*** DATASET EXCERPT ***

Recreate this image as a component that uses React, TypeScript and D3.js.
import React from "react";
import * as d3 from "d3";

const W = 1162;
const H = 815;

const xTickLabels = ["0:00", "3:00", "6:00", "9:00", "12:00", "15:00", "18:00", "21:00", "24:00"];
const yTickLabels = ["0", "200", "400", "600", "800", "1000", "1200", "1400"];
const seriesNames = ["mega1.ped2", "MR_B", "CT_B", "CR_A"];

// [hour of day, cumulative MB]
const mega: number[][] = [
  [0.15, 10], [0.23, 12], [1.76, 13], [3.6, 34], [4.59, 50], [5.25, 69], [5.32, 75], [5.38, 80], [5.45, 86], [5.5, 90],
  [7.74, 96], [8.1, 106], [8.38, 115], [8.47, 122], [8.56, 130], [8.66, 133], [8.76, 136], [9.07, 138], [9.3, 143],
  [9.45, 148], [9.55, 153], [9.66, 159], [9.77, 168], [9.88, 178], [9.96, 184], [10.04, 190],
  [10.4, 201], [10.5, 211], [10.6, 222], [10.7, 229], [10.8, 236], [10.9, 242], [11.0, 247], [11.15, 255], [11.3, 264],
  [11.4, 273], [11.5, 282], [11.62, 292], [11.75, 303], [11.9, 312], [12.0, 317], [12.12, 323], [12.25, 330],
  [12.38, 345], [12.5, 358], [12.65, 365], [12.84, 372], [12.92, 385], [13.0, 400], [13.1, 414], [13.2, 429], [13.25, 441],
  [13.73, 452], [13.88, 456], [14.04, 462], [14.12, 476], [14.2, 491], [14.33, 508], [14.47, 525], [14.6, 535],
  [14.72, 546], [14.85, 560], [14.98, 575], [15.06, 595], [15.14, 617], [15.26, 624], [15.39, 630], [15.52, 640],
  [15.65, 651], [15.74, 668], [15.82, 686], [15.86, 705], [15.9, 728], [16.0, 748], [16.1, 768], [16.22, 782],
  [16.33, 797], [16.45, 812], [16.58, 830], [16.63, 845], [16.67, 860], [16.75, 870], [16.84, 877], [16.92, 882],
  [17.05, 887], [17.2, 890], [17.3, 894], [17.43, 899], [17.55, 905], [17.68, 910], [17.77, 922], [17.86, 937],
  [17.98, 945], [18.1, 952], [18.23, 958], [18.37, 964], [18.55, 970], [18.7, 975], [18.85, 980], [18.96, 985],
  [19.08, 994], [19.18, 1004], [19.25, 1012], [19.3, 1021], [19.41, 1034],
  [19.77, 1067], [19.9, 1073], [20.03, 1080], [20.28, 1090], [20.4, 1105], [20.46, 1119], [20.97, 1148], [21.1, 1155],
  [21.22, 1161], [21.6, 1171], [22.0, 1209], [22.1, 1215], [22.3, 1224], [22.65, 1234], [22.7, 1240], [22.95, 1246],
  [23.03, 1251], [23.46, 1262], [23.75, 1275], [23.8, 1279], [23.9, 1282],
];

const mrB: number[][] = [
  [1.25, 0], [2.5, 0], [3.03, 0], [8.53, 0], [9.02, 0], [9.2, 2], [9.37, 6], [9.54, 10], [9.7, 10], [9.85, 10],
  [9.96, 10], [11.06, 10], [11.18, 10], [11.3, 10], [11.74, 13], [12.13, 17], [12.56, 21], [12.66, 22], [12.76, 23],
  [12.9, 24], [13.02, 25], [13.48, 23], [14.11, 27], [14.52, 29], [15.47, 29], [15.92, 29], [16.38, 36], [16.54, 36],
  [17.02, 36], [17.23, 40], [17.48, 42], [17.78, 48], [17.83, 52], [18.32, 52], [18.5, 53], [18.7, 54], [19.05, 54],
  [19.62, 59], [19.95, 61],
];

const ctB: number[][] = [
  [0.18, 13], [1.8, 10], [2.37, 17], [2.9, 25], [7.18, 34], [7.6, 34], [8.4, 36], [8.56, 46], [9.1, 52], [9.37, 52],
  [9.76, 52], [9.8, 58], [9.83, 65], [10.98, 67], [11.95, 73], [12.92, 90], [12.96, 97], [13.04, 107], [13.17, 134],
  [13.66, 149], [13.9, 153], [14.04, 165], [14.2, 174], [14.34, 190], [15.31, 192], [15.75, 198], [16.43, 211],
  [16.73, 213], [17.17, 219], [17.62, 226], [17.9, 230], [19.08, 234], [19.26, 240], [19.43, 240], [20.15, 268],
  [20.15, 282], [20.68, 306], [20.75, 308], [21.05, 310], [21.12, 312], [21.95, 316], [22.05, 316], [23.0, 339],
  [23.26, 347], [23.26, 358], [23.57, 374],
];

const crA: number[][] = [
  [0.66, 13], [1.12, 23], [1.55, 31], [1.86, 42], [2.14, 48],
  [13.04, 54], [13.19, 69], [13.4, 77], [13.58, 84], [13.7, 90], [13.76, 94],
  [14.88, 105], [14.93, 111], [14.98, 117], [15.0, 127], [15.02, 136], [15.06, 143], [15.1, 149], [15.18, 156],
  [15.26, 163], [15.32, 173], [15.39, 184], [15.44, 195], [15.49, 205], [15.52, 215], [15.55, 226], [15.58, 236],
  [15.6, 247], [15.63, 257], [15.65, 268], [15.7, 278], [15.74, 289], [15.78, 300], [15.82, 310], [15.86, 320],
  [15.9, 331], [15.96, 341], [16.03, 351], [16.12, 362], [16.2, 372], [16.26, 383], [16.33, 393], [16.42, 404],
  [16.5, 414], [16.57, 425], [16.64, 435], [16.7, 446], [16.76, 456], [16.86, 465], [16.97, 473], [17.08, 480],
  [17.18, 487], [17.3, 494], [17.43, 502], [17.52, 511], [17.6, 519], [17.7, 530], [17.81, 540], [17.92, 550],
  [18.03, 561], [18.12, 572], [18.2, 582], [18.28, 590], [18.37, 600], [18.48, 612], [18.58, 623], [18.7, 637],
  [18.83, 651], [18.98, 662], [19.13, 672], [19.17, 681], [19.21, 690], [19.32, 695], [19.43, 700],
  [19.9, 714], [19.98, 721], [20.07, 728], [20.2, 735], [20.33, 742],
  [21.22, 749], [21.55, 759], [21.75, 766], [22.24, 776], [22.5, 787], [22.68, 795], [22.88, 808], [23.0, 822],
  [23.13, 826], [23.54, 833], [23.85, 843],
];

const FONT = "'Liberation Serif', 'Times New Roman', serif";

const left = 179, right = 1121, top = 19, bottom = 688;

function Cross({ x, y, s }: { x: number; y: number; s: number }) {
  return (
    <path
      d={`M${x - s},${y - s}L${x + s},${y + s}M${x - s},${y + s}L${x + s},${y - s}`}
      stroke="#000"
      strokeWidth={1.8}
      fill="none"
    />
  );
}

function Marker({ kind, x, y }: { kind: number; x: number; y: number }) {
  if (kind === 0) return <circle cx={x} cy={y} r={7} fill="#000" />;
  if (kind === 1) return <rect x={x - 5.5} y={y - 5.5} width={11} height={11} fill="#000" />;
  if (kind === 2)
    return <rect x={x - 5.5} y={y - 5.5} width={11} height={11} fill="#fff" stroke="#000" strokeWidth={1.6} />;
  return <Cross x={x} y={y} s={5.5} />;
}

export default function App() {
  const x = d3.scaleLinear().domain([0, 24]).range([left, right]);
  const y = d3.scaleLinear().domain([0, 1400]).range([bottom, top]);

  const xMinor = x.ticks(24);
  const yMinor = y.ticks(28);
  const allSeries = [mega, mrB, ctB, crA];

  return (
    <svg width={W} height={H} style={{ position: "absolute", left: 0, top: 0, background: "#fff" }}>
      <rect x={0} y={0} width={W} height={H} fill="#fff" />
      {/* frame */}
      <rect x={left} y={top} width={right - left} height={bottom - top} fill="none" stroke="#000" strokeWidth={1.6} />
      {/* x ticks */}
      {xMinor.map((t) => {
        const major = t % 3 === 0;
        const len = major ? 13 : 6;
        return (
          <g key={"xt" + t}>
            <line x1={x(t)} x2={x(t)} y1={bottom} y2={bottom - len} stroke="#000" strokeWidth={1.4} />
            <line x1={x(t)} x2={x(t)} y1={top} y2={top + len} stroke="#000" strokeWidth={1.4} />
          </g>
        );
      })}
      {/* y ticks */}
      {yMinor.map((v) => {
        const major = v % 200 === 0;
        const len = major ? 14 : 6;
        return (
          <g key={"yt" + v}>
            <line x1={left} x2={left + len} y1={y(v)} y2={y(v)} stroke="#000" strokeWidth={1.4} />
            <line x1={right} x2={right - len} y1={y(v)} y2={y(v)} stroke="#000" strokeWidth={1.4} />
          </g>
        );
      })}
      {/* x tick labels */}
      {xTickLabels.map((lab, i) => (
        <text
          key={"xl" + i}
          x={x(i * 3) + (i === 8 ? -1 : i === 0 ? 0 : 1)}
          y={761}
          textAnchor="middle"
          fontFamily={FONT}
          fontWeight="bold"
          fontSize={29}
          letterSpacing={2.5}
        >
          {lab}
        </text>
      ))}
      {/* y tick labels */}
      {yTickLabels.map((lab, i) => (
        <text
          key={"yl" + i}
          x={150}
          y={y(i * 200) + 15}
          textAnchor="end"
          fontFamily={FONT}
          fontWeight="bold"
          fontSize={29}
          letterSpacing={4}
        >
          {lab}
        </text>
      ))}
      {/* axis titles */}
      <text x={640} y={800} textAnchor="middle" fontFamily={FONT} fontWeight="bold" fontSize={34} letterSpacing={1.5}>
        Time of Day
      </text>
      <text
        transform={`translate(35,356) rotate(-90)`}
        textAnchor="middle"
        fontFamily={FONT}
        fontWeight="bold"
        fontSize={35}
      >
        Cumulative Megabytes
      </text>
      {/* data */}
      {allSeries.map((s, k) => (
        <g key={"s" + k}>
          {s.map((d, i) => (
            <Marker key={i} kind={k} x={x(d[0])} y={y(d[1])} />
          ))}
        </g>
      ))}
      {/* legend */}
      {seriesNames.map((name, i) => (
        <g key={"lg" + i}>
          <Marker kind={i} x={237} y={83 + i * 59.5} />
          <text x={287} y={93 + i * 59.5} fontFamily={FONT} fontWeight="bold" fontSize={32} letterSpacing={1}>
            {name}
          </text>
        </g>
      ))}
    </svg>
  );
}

***

### WRITTEN TASK
Repeat, exactly and only, the lines from the beginning of the material through the line that contains "const H = 815;".

### ANSWER TO THE TASK
Recreate this image as a component that uses React, TypeScript and D3.js.
import React from "react";
import * as d3 from "d3";

const W = 1162;
const H = 815;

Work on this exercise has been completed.